I dislike politics so very very very much. But, the back story is needed for those of you who do not live in Alaska or that do not pay attention to politics.
Joe Miller ran for Senate this year. Which meant we saw his face about a bajillion and half times per hour. I'm not exaggerating. For serious ya'll. Plus, I'm a registered voter, so trust me.
By the time it was all said and done I think we were all just about tired of seeing his face. Now, flash forward to this week.
Momma calls, and instead of telling the story I will just break out our conversation.
*For those of you that I personally know, I think I told you she was at a restaurant, she corrected me, it was the airport.
Momma: I'm so mad at Joe Miller!
Momma: Ugh. He has just really pissed me off.
Me: Wha? (See, I'm confused here because she doesn't know Joe Miller personally...right?)

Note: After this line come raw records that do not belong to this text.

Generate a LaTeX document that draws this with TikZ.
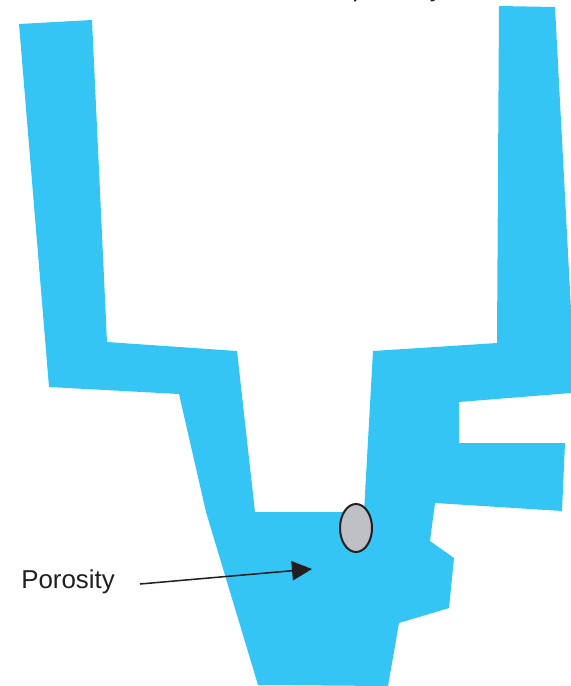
\documentclass[tikz,border=0pt]{standalone}
\usepackage{fontspec}
\setmainfont{Liberation Sans}
\usetikzlibrary{arrows.meta,shapes.geometric}
\definecolor{metalblue}{HTML}{35C5F5}
\definecolor{poregray}{HTML}{BFC0C4}
\definecolor{inkblack}{HTML}{231F20}
\tikzset{
  casting/.style={fill=metalblue,draw=none},
  pore/.style={draw=inkblack,line width=1.5pt,fill=poregray,ellipse,minimum width=24pt,minimum height=36pt,inner sep=0pt},
  lbl/.style={text=inkblack,font=\fontsize{19.4pt}{23pt}\selectfont,inner sep=0pt,anchor=base west},
  pointer/.style={draw=inkblack,line width=1.15pt,-{Triangle[length=15pt,width=14.5pt,fill=inkblack]}}
}
\begin{document}
\begin{tikzpicture}[x=0.75pt,y=-0.75pt]
\useasboundingbox (0,0) rectangle (571,686);
\begin{scope}
\clip (0,0) rectangle (571,686);
\fill[casting] (19,24) -- (92,20) -- (107,342) -- (237,351) -- (255,512) -- (364,512)
  -- (373,351) -- (497,343) -- (499,6) -- (555,7) -- (571,310) -- (571,393)
  -- (459,402) -- (459,443) -- (565,443) -- (562,511) -- (435,503) -- (430,541)
  -- (454,558) -- (449,608) -- (399,623) -- (388,686) -- (258,685) -- (206,512)
  -- (179,394) -- (49,387) -- cycle;
\node[lbl] (toplabel) at (352,-3.5) {porosity};
\end{scope}
\node[pore] (pore) at (356,528) {};
\node[lbl] (porosity) at (21,588) {Porosity};
\coordinate (arrowstart) at (140,584);
\coordinate (arrowtip) at (312,569);
\draw[pointer] (arrowstart) -- (arrowtip);
\end{tikzpicture}
\end{document}
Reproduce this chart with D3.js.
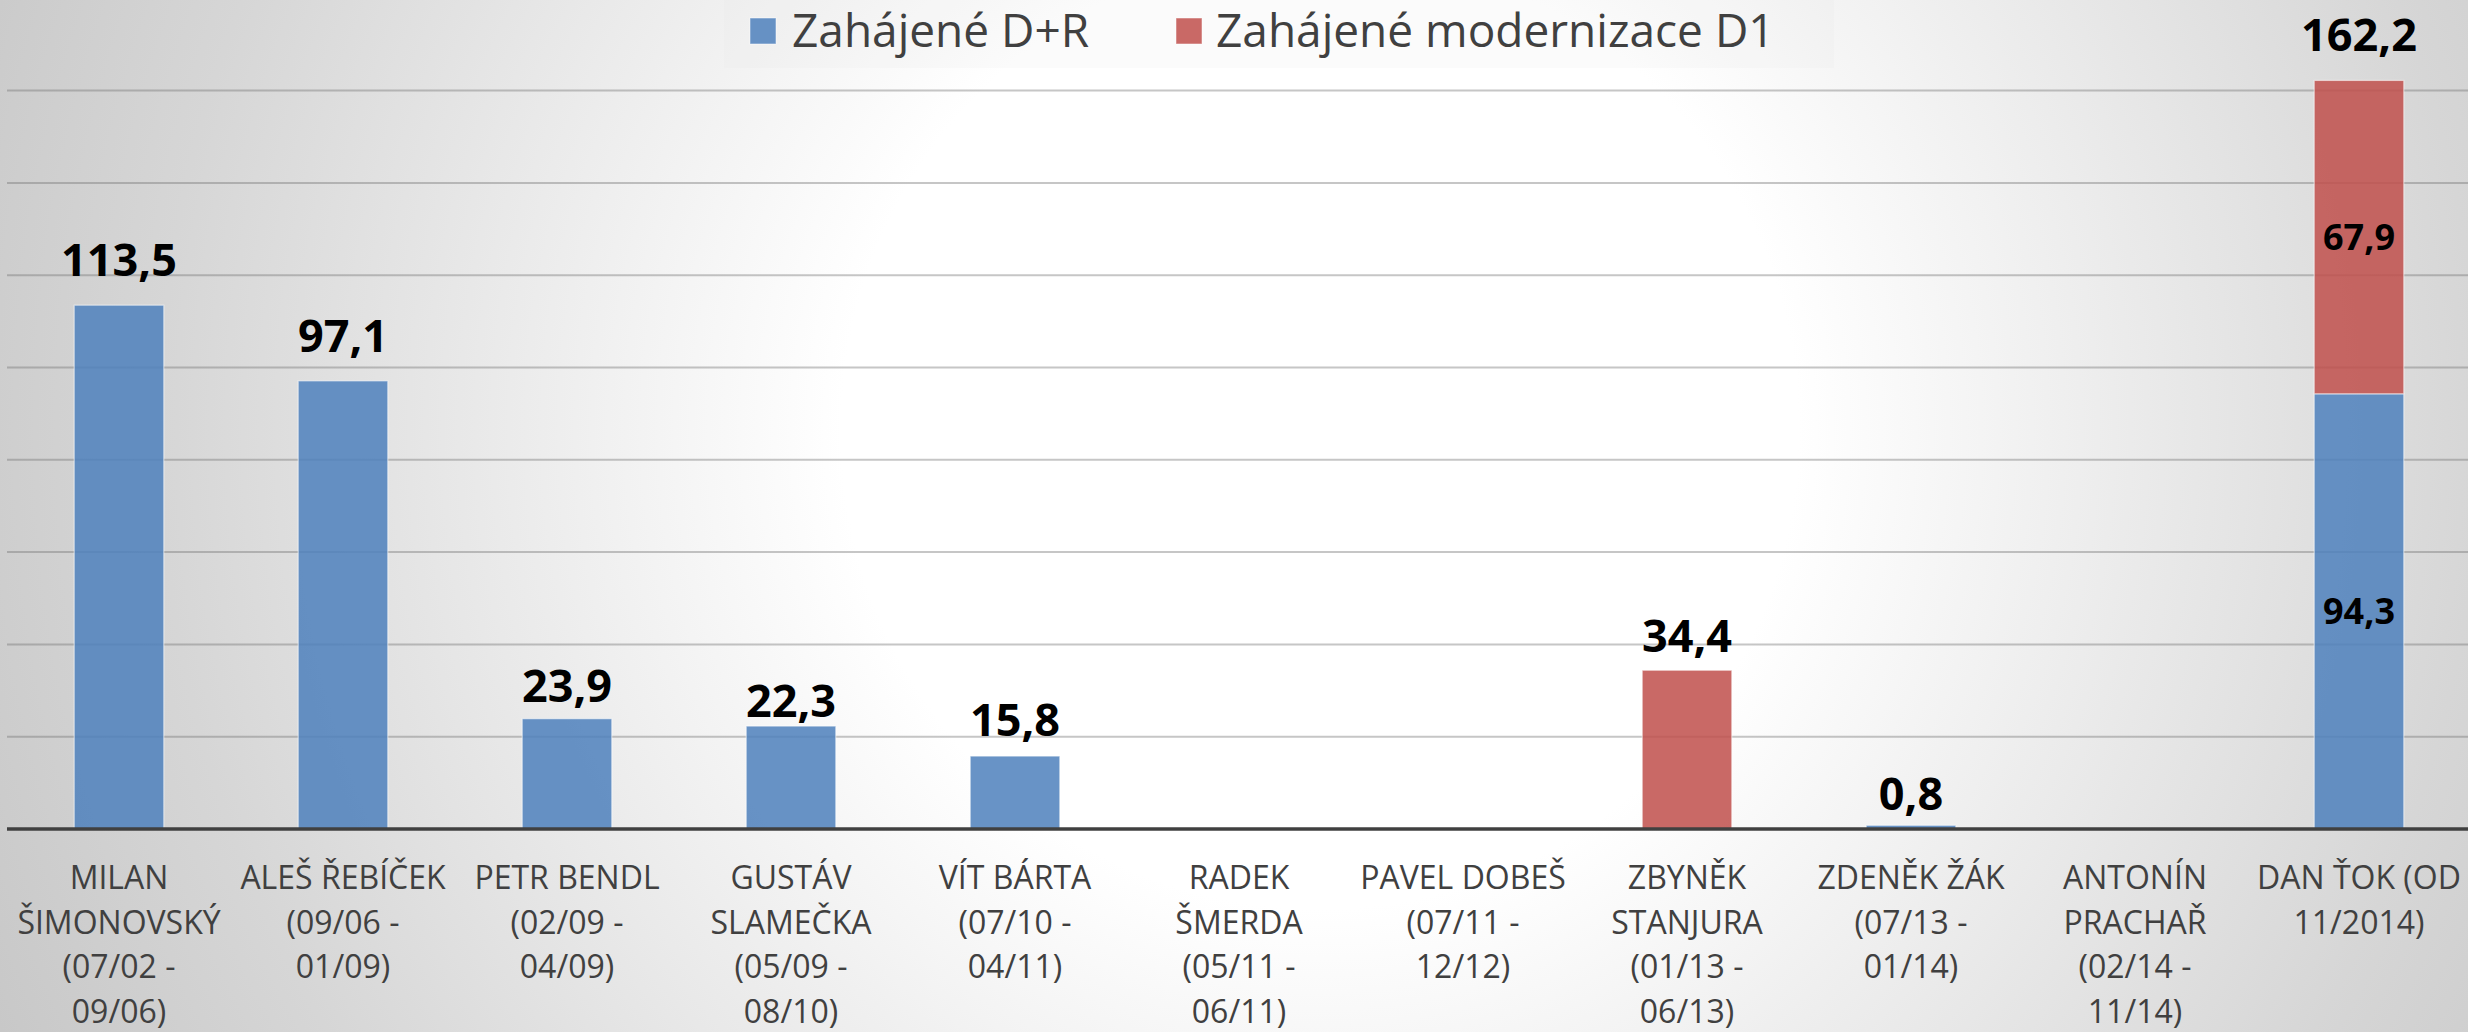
<!DOCTYPE html>
<html>
<head>
<meta charset="utf-8">
<script src="https://cdn.jsdelivr.net/npm/d3@7"></script>
<style>
  html, body { margin: 0; padding: 0; overflow: hidden; background: #fff; }
  svg { display: block; }
</style>
</head>
<body>
<svg id="chart" width="2468" height="1032"></svg>
<script>
// chart data
var categories = [
    ["MILAN", "ŠIMONOVSKÝ", "(07/02 -", "09/06)"],
    ["ALEŠ ŘEBÍČEK", "(09/06 -", "01/09)"],
    ["PETR BENDL", "(02/09 -", "04/09)"],
    ["GUSTÁV", "SLAMEČKA", "(05/09 -", "08/10)"],
    ["VÍT BÁRTA", "(07/10 -", "04/11)"],
    ["RADEK", "ŠMERDA", "(05/11 -", "06/11)"],
    ["PAVEL DOBEŠ", "(07/11 -", "12/12)"],
    ["ZBYNĚK", "STANJURA", "(01/13 -", "06/13)"],
    ["ZDENĚK ŽÁK", "(07/13 -", "01/14)"],
    ["ANTONÍN", "PRACHAŘ", "(02/14 -", "11/14)"],
    ["DAN ŤOK (OD", "11/2014)"]
];
var series_names = ["Zahájené D+R", "Zahájené modernizace D1"];
var values_dr = [113.5, 97.1, 23.9, 22.3, 15.8, 0, 0, 0, 0.8, 0, 94.3];
var values_d1 = [0, 0, 0, 0, 0, 0, 0, 34.4, 0, 0, 67.9];
var y_ticks = [0, 20, 40, 60, 80, 100, 120, 140, 160];

// labels in the original were nudged by hand, px down from the default spot
var label_dy = [0, 0, 12, 20, 9, 0, 0, 11, 14, 0, 0];

var colours = ["#4F81BD", "#C0504D"];
var fmt = function(v) { return d3.format(".1f")(v).replace(".", ","); };

var svg = d3.select("#chart"),
    width = +svg.attr("width"),
    height = +svg.attr("height");

// background radial gradient
var defs = svg.append("defs");
var grad = defs.append("radialGradient")
    .attr("id", "bg")
    .attr("gradientUnits", "userSpaceOnUse")
    .attr("cx", 1320).attr("cy", 430).attr("r", 1450);
grad.append("stop").attr("offset", 0).attr("stop-color", "#ffffff");
grad.append("stop").attr("offset", 0.33).attr("stop-color", "#ffffff");
grad.append("stop").attr("offset", 0.8).attr("stop-color", "#d6d6d6");
grad.append("stop").attr("offset", 1).attr("stop-color", "#c8c8c8");

svg.append("rect")
    .attr("width", width).attr("height", height)
    .attr("fill", "url(#bg)");

var plot = { left: 7, right: 2471, base: 829, top: 90.6 };

var x = d3.scaleBand()
    .domain(d3.range(categories.length))
    .range([plot.left, plot.right])
    .paddingInner(0.6)
    .paddingOuter(0.3);

var y = d3.scaleLinear()
    .domain([0, 160])
    .range([plot.base, plot.top]);

// gridlines
svg.append("g")
    .selectAll("line")
    .data(y_ticks.filter(function(d) { return d > 0; }))
    .enter()
    .append("line")
    .attr("x1", plot.left).attr("x2", width)
    .attr("y1", function(d) { return y(d); })
    .attr("y2", function(d) { return y(d); })
    .attr("stroke", "#707070")
    .attr("stroke-opacity", 0.4)
    .attr("stroke-width", 2);

// stacked bars
var stack_rows = categories.map(function(c, i) {
    return { i: i, dr: values_dr[i], d1: values_d1[i] };
});
var stacked = d3.stack().keys(["dr", "d1"])(stack_rows);

var layers = svg.append("g")
    .selectAll("g")
    .data(stacked)
    .enter()
    .append("g")
    .attr("fill", function(d, k) { return colours[k]; });

layers.selectAll("rect")
    .data(function(d) { return d.filter(function(s) { return s[1] - s[0] > 0; }); })
    .enter()
    .append("rect")
    .attr("x", function(d) { return x(d.data.i); })
    .attr("width", x.bandwidth())
    .attr("y", function(d) { return y(d[1]); })
    .attr("height", function(d) { return y(d[0]) - y(d[1]); })
    .attr("fill-opacity", 0.86)
    .attr("stroke", "#ffffff")
    .attr("stroke-opacity", 0.55)
    .attr("stroke-width", 1.2);

// axis baseline
svg.append("line")
    .attr("x1", plot.left).attr("x2", width)
    .attr("y1", plot.base).attr("y2", plot.base)
    .attr("stroke", "#404040")
    .attr("stroke-width", 3.5);

// labels inside segments when a bar has both parts
var both = stack_rows.filter(function(d) { return d.dr > 0 && d.d1 > 0; });
both.forEach(function(d) {
    [[0, d.dr], [d.dr, d.dr + d.d1]].forEach(function(seg) {
        svg.append("text")
            .attr("x", x(d.i) + x.bandwidth() / 2)
            .attr("y", (y(seg[0]) + y(seg[1])) / 2 + 13)
            .attr("text-anchor", "middle")
            .style("font", "bold 36px 'Open Sans'")
            .attr("fill", "#000")
            .text(fmt(seg[1] - seg[0]));
    });
});

// total labels above bars
svg.append("g")
    .selectAll("text")
    .data(stack_rows.filter(function(d) { return d.dr + d.d1 > 0; }))
    .enter()
    .append("text")
    .attr("x", function(d) { return x(d.i) + x.bandwidth() / 2; })
    .attr("y", function(d) { return y(d.dr + d.d1) - 29 + label_dy[d.i]; })
    .attr("text-anchor", "middle")
    .style("font", "bold 45px 'Open Sans'")
    .attr("fill", "#000")
    .text(function(d) { return fmt(d.dr + d.d1); });

// category labels
var cat = svg.append("g")
    .selectAll("text")
    .data(categories)
    .enter()
    .append("text")
    .attr("text-anchor", "middle")
    .style("font", "32px 'Open Sans'")
    .attr("fill", "#404040");

cat.selectAll("tspan")
    .data(function(d, i) { return d.map(function(t) { return { t: t, i: i }; }); })
    .enter()
    .append("tspan")
    .attr("x", function(d) { return x(d.i) + x.bandwidth() / 2; })
    .attr("y", function(d, j) { return 889 + j * 44.5; })
    .text(function(d) { return d.t; });

// legend
svg.append("rect")
    .attr("x", 724).attr("y", 0)
    .attr("width", 1110).attr("height", 68)
    .attr("fill", "#e4e4e4")
    .attr("fill-opacity", 0.15);

var legend_pos = [{ sx: 750, tx: 792 }, { sx: 1176, tx: 1216 }];
var legend = svg.append("g")
    .selectAll("g")
    .data(series_names)
    .enter()
    .append("g");

legend.append("rect")
    .attr("x", function(d, k) { return legend_pos[k].sx; })
    .attr("y", 18)
    .attr("width", 26).attr("height", 26)
    .attr("fill", function(d, k) { return colours[k]; })
    .attr("fill-opacity", 0.86)
    .attr("stroke", "#ffffff")
    .attr("stroke-opacity", 0.5);

legend.append("text")
    .attr("x", function(d, k) { return legend_pos[k].tx; })
    .attr("y", 47)
    .style("font", "46px 'Open Sans'")
    .attr("fill", "#404040")
    .text(function(d) { return d; });
</script>
</body>
</html>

Momma: So, I'm at the airport and I had to use the bathroom. I'm walking out with all my business and I see a man standing there on his cell phone. I recognize him and think that maybe it's one of my clients so I say, "HEY!"
sidebar: Now, if you don't know Momma, her "HEY's!" are like honey. Like velvety chocolate or a cup of sugar. It's like a hug in word form.
Momma: So I say, "HEY!" and then the guy says, "HEY!" and THEN I realize....Ugh, it's Joe Miller. UGH! Joe Miller. Ugh. Ugh. Ugh!
Me: Uproarious laughter
Momma: Who stands right outside a ladies bathroom anyway?! Ugh. Pissin' me off.
Me: Can't. Breathe. Must. Get. Breath.
Momma: Y'know, he is kind of handsome.
Me: I thought you hated him!
Standing outside a bathroom near you.